Wednesday, June 29, 2022

Appeals court nullifies High Court ruling on tax claim

Court of Appeal Judge Isaac Lesetedi has blocked the decision of the High Court declaring Prevailing Securities victorious against Botswana Unified Revenue Revenue (BURS)’ P80 million tax claim.

The High Court had ruled in favour of Danny Guduli in his capacity as the judicial Manager of Prevailing Securities against BURS and its Commissioner General.

Court records show that the company was accused of understating its income for the period between January 2013 and December 2017, with the BURS fining it over P78 million.

Guduli filed a review application before court after denying the allegations. The High Court agreed with him that BURS acted in bad faith by imposing a re-assessment and penalties solely based on the bank statements of the company.

The High Court also agreed that director of the company made out a case for review and succeeded in showing that the decision of the BURS Commissioner General to include non-income receipts and receipts that did not constitute a taxable supply was irrational and unreasonable.

“The re-assessment by BURS is hereby set aside including the consequent penalties imposed,” the High Court stated.

It further stated that while the bank statements may show the amount in the bank at any given point, they do not indicate the company’s profitability, the various taxes collected nor deductions that a taxpayer would be entitled to.

Court records indicate that Guduli’s reason for launching application in the High Court was also that there had been a long delay by the Commissioner dealing with the objection to the tax assessment and that this delay showed a settled mindset not to determine the objection lodged with her thus frustrating the utilisation of the domestic remedies. 

But Justice Lesetedi was not convinced by the High Court’s findings. Delivering judgment, the Court of Appeal judge found that nothing is said about the higher authorities to the Commissioner in the domestic appeal process provided by the legislature i.e. the Board of Adjudicators and subsequently the High Court.

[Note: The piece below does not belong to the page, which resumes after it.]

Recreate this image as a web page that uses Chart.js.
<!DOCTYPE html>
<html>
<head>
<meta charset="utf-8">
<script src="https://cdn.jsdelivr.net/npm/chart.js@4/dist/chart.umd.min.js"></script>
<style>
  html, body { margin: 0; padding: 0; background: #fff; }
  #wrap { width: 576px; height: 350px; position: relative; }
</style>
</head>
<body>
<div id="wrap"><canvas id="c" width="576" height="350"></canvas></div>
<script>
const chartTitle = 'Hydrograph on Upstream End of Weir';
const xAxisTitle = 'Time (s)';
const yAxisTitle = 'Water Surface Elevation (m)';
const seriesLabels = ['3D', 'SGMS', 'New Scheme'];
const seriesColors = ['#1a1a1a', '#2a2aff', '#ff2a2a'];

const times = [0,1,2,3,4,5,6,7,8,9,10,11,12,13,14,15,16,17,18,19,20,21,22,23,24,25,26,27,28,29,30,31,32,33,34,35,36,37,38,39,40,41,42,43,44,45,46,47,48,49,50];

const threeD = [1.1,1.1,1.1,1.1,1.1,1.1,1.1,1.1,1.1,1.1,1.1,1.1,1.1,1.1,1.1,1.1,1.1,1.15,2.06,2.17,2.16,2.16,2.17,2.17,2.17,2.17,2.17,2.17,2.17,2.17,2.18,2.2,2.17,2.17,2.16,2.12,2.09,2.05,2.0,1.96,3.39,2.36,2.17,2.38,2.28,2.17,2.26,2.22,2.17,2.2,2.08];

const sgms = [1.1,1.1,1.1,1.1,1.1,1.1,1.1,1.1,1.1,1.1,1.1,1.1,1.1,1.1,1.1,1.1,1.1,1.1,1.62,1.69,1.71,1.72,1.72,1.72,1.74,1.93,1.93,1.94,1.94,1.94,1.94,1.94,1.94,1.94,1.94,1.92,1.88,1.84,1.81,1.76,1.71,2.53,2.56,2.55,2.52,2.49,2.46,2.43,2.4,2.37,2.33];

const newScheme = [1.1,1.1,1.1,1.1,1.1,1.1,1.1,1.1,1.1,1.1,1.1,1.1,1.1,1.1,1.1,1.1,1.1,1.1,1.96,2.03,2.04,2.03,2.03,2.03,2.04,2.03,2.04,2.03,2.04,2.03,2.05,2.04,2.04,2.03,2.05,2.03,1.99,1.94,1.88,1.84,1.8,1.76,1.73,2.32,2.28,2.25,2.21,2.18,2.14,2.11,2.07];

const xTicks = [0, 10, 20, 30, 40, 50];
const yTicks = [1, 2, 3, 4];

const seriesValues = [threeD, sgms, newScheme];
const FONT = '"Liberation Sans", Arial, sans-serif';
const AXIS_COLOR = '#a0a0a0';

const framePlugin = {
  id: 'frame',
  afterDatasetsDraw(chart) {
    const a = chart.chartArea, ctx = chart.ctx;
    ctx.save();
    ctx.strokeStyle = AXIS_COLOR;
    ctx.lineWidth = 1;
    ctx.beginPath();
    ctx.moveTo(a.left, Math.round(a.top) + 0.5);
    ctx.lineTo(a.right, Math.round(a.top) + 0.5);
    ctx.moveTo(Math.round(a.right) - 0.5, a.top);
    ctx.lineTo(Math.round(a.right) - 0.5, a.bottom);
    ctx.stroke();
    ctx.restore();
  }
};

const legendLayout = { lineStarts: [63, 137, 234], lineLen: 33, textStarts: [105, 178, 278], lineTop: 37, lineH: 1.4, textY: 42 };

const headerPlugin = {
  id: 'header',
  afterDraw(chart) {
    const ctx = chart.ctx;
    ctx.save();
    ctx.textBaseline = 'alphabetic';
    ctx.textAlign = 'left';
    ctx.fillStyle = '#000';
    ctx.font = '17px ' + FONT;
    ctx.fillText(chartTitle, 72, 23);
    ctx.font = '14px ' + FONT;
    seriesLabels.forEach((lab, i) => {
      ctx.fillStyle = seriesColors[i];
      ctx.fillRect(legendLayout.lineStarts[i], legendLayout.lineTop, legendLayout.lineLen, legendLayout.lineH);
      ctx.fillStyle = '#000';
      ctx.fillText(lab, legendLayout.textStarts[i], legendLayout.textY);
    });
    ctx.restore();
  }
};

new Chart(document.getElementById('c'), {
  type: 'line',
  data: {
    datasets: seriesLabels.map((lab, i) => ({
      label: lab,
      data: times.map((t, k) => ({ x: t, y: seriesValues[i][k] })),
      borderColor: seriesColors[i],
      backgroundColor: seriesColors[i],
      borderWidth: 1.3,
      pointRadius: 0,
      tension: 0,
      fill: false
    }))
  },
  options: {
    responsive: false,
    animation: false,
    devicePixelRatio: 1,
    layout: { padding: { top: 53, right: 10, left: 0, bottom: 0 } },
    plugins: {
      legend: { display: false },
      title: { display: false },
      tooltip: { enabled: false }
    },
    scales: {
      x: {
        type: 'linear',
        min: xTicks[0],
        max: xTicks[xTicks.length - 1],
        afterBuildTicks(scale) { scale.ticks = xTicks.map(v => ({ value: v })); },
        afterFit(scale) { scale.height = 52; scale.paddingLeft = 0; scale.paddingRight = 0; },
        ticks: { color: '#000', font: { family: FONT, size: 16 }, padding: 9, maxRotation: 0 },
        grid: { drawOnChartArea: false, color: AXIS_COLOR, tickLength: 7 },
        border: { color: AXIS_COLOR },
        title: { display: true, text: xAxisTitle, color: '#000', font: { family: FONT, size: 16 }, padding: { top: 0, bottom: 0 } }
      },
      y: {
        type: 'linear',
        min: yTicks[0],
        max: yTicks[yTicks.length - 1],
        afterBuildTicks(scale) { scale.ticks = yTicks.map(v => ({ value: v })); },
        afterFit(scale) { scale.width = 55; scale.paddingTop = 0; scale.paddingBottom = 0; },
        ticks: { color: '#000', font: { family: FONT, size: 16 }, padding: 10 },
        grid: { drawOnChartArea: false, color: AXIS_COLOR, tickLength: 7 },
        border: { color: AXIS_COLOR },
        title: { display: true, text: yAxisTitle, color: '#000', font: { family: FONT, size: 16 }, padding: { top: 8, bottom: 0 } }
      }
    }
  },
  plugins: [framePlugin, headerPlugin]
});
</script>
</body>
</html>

Lesetedi also indicated that it was not alleged by Guduli that there was any fundamental  irregularity in the procedure followed in the assessment reached in January 2019 to assess the tax payer’s tax liability, a fundamental irregularity in procedure which could be remedied by the internal domestic remedies available. 

Had that been the case, Lesetedi said, Guduli would not have challenged the tax assessment by way of an objection to the Commissioner under the tax legislation (utilisation of domestic remedy process) but would have filed an application for judicial review at that stage. 

Lesetedi also stated that the main question that the Court of Appeal grappled with was whether the conduct by the Commissioner, who was a merely an early intermediary decision maker in a multi stage domestic appeal process, did by her delay, create a fundamental breach of Guduli’s administrative rights to have his challenge to the tax assessment meaningfully dealt with by the relevant domestic remedy bodies.

Court records indicate that BURS had stated that a less drastic remedy of seeking an order to compel the Commissioner to decide on the objections was the appropriate one as the High Court still retained power to consider the assessments on appeal within the prescribed domestic remedy route. 

Lesetedi said the powers of the Board are quite extensive in respect of appeals before it, for instance, it can summon any witnesses and examine such under oath, it can require any person to produce any books or documents which are in his/her custody or under his/her control which the Board considers necessary for the purposes of the appeals. 

He said both the Board of Adjudicators and High Court in their respective appellate powers under the ITA have the power to consider an appeal on the question of whether the decision on the objection was arbitrary and unreasonable of the ITA sections.

The judge said the High Court’s powers on an appeal are much wider than any powers it has on judicial review in that in the latter, its powers are merely limited to the question of whether such decision can be set aside on the grounds of irrationality or procedural fairness and, in the present case it was called upon to do so on what was evidently insufficient information.

The judge’s opinion is that this was a case in which Guduli had already chosen to utilise the domestic remedies available under the Income Tax Act (ITA).  The judge said an internal appeal is the statutory remedy in virtually all income tax matters.

“This is because of the comprehensive nature of the internal remedies, the specialised qualifications of the Board of Arbitrators, its wide powers, the inclusion of the High Court and the Court of Appeal in the appellate structures as well as the limited nature of taxation appeals, the taxpayer’s complaint in the final analysis being almost always that he has been assessed to pay too much tax. Rarely will a court exercise its judicial review powers when the law gives it wider appellate powers. 

Lesetedi said BURS ought to have succeeded in the High Court. Upholding the appeal with costs, Lesetedi set aside and replaced the High decision, “With an order that the application for judicial review is struck out with costs.”